Genre: Rock ,Prog-Rock ,Kraut Rock ,Art Rock
Origin: U.S.A
Listen on Coda
In a Berlin record shop during 1974, Ash Ra Tempel guitarist Manuel Göttsching encountered unfamiliar yet distinctly cosmic guitar lines emanating from the loudspeakers. To his astonishment, the performance belonged to him and formed part of an album by a supposed Krautrock supergroup called the Cosmic Jokers. The project existed only on paper, assembled without the knowledge of most participants, who had never agreed to join any collective.
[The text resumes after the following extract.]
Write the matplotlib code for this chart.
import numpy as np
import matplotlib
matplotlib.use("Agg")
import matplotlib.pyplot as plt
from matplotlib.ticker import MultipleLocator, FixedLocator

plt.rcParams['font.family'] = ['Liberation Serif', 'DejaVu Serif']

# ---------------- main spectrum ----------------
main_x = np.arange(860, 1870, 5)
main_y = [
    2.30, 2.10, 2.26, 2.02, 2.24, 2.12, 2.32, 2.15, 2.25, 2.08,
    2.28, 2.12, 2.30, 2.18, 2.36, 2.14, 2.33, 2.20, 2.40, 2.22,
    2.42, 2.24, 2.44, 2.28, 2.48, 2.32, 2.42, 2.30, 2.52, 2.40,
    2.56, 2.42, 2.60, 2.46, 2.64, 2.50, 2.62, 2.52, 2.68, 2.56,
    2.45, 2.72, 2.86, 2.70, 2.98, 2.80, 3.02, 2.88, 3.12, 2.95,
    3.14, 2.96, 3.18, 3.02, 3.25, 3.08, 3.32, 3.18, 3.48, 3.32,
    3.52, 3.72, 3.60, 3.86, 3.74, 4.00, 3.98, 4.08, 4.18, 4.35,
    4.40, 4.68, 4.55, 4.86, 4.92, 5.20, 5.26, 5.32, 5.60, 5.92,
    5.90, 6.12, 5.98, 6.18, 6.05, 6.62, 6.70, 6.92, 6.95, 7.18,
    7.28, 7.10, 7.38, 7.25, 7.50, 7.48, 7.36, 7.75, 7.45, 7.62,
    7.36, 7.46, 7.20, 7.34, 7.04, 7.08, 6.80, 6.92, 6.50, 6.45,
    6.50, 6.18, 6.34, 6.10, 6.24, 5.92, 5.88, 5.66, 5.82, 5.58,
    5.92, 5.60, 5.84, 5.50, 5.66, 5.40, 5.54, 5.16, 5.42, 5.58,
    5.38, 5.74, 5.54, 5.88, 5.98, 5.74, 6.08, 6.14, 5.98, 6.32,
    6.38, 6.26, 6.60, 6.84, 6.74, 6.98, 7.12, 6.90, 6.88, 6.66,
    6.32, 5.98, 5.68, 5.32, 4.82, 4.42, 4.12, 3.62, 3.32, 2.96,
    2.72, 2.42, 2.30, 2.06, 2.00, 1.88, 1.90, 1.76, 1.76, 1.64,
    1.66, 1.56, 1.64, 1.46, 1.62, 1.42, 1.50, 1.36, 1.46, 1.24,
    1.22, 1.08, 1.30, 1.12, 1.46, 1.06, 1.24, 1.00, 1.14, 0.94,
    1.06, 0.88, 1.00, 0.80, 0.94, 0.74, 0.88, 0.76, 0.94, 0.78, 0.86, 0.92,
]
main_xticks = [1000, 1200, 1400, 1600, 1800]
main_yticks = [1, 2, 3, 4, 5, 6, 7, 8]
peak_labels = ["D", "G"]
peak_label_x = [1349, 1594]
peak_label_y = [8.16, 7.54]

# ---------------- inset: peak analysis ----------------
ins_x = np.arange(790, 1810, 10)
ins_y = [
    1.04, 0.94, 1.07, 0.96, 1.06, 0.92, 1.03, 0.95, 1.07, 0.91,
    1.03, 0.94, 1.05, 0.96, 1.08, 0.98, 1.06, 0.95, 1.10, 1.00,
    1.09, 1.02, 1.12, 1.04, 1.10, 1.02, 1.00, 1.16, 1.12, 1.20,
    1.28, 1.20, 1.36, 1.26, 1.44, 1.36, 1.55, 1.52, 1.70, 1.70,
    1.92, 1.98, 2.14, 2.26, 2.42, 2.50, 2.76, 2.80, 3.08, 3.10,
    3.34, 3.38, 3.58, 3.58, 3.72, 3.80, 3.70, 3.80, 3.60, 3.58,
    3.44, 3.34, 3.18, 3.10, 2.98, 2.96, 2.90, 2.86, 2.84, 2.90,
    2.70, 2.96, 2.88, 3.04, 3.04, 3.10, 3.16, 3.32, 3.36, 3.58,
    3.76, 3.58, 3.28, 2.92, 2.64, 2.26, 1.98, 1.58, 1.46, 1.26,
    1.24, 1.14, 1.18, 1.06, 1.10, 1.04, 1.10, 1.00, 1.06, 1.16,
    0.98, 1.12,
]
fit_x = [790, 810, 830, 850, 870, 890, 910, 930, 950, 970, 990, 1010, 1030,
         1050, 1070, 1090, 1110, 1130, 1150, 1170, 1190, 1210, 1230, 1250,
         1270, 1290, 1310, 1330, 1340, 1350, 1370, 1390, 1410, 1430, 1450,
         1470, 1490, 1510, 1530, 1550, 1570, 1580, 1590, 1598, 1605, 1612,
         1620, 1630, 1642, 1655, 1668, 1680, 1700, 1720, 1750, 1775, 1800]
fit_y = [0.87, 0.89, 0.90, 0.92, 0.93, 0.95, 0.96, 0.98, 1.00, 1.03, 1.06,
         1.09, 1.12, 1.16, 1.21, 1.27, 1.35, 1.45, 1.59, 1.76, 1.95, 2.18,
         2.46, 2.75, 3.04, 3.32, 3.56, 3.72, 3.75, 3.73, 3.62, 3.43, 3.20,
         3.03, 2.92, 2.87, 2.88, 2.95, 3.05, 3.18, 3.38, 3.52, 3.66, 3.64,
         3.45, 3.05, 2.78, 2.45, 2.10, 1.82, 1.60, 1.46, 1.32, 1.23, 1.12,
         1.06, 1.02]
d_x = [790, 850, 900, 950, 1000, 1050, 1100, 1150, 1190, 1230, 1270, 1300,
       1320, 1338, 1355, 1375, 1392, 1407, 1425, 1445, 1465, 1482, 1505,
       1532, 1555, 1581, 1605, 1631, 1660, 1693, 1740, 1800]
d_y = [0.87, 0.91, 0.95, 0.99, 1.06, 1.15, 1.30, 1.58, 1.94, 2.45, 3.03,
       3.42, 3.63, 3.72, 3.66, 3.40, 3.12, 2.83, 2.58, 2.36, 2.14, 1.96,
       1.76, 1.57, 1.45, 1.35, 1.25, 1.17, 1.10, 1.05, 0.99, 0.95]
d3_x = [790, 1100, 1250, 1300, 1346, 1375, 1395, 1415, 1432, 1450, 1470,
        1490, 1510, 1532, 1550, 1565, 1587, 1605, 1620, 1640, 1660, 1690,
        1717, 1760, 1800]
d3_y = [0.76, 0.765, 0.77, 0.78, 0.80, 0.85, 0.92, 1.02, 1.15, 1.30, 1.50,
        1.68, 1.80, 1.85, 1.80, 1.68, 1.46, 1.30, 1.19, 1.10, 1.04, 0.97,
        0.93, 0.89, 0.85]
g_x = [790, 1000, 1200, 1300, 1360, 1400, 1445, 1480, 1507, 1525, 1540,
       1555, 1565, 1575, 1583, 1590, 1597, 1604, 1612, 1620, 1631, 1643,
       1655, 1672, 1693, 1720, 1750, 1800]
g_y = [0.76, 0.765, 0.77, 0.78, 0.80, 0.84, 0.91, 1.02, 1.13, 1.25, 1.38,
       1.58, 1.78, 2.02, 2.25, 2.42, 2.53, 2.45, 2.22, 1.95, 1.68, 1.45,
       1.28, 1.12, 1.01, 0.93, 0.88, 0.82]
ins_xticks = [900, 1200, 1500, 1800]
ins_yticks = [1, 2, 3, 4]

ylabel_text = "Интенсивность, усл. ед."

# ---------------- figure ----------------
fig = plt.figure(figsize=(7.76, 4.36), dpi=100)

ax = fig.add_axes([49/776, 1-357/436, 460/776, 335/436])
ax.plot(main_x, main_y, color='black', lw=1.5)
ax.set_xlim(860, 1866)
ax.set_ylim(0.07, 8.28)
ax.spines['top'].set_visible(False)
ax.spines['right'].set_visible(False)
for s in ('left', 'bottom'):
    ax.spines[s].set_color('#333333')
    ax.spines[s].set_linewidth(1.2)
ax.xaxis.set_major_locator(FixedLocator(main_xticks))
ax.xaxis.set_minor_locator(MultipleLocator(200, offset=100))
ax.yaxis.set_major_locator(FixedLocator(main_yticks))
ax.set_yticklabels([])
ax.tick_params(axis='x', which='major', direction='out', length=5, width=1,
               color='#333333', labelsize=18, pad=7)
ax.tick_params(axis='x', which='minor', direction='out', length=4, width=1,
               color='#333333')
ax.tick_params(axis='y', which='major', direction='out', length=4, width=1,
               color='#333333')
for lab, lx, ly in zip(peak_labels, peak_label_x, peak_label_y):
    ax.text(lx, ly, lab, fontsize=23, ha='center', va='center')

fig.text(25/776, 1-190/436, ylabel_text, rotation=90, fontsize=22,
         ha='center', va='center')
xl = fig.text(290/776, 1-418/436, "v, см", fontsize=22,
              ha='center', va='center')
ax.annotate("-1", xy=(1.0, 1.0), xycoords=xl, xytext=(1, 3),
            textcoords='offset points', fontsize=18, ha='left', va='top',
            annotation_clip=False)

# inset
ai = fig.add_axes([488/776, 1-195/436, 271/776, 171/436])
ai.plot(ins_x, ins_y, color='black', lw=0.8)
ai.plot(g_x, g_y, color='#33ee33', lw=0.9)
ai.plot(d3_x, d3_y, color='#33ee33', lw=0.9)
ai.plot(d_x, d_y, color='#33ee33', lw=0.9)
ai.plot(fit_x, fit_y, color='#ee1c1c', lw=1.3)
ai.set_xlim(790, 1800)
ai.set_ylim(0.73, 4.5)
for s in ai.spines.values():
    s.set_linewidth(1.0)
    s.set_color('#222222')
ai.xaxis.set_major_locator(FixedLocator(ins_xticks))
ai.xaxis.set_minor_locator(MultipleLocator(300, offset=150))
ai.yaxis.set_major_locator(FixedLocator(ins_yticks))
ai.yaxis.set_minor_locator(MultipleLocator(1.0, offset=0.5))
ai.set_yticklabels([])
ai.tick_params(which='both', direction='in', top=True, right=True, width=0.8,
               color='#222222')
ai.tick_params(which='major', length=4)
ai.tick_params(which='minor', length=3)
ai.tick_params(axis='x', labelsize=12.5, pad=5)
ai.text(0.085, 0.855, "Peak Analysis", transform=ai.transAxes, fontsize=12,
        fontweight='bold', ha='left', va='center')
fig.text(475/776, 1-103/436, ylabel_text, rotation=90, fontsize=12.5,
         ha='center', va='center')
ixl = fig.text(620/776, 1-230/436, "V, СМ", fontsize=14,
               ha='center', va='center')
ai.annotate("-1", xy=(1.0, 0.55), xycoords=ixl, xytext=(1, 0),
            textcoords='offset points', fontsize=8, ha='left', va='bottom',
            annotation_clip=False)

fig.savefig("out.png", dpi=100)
Earlier, throughout several months in 1973, producer Rolf-Ulrich Kaiser hosted extended LSD-fueled gatherings at Dieter Dierks’ studio. Participants received modest payment plus unlimited access to hallucinogens in exchange for their playing. Those involved were Göttsching and Klaus Schulze from Ash Ra Tempel, Jurgen Dollase and Harald Grosskopf from Wallenstein, and Dierks himself. All had previously contributed to the loose collective known as the Cosmic Couriers, supplying music for Kaiser-produced albums by Swiss artist and poet Sergius Golowin, Tarot interpreter Walter Wegmuller, and psychedelic advocate Timothy Leary during the preceding year.
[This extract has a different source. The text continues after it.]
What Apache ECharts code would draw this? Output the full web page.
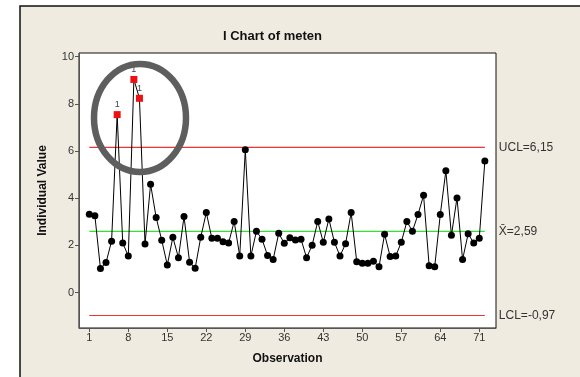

Kaiser and Dierks subsequently edited the tapes, added mixes, and issued the results on the Kosmische Musik imprint, placing the musicians’ photographs on the sleeves without prior consent. Three albums appeared in 1974: the self-titled Cosmic Jokers, Galactic Supermarket (initially released without the group name attached), and Planeten Sit-In. Two additional 1974 releases later attributed to the project were the label sampler Sci-Fi Party and Gilles Zeitschiff, the latter featuring narration by Kaiser’s then-girlfriend Gille Lettmann, also called Sternenmadchen, over repurposed tracks from earlier Kosmische Musik releases.
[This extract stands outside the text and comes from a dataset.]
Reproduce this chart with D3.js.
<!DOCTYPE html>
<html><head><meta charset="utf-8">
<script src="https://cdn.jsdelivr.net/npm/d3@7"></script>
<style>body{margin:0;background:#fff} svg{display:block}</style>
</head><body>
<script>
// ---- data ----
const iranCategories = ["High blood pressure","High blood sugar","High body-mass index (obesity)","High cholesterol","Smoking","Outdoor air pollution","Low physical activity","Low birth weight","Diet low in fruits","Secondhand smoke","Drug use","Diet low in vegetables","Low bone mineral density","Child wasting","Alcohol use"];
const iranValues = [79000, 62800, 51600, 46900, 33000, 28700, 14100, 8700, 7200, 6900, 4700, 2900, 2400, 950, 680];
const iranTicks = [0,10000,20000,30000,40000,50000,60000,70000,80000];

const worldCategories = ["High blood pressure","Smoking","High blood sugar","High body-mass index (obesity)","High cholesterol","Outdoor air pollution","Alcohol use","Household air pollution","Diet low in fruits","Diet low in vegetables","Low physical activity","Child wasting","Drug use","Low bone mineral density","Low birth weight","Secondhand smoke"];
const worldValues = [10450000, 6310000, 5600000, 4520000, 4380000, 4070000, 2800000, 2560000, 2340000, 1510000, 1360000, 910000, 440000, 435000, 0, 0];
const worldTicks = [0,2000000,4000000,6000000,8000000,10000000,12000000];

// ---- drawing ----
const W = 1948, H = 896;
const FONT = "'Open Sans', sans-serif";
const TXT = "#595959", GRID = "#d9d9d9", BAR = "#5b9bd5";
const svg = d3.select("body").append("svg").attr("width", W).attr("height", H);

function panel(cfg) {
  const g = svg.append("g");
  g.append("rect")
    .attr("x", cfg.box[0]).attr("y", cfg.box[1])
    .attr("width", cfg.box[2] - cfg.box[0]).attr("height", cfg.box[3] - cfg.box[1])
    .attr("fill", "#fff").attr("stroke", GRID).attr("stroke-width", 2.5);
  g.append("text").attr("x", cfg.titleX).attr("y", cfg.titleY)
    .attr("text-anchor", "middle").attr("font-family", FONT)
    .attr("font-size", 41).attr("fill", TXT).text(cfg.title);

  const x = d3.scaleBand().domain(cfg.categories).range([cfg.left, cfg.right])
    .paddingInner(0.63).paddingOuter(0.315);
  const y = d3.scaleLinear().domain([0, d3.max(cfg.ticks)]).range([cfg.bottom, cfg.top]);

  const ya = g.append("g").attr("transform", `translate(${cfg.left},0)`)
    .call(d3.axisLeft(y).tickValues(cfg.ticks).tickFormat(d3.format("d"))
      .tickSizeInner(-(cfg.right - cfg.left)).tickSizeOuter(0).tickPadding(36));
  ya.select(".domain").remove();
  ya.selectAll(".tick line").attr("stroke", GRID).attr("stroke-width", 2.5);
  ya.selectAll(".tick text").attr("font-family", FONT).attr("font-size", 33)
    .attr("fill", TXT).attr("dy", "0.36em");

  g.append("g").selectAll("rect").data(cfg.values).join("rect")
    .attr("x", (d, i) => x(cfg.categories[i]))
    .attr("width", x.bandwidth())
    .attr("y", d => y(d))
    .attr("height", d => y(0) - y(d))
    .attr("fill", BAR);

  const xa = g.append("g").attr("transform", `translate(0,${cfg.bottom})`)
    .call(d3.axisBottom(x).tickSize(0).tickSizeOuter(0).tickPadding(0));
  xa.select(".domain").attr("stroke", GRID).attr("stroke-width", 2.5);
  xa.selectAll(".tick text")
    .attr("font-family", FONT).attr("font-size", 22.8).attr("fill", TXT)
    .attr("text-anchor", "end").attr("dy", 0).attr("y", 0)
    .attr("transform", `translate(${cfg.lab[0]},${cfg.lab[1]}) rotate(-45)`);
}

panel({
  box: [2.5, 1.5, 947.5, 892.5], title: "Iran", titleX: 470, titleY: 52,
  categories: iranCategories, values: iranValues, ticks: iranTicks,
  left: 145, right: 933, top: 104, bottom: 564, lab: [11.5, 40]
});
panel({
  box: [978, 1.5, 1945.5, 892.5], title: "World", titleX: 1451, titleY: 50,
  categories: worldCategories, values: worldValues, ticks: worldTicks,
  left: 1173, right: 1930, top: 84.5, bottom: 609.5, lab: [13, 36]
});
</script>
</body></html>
Resentment among the unpaid musicians intensified, reaching a breaking point for Schulze when he found himself overshadowed by Lettmann on Gilles Zeitschiff. He initiated legal proceedings against the increasingly overreaching Kaiser. By 1975 authorities had expelled Kaiser from the country, dismantled his label operations, and pulled every title from circulation pending resolution of rights issues. Although contemporary listeners dismissed the recordings as cynical commercial contrivances that exploited the performers, and although Schulze continues to condemn them, the albums remain among the most compelling examples of fully immersive German cosmic space rock ever committed to tape.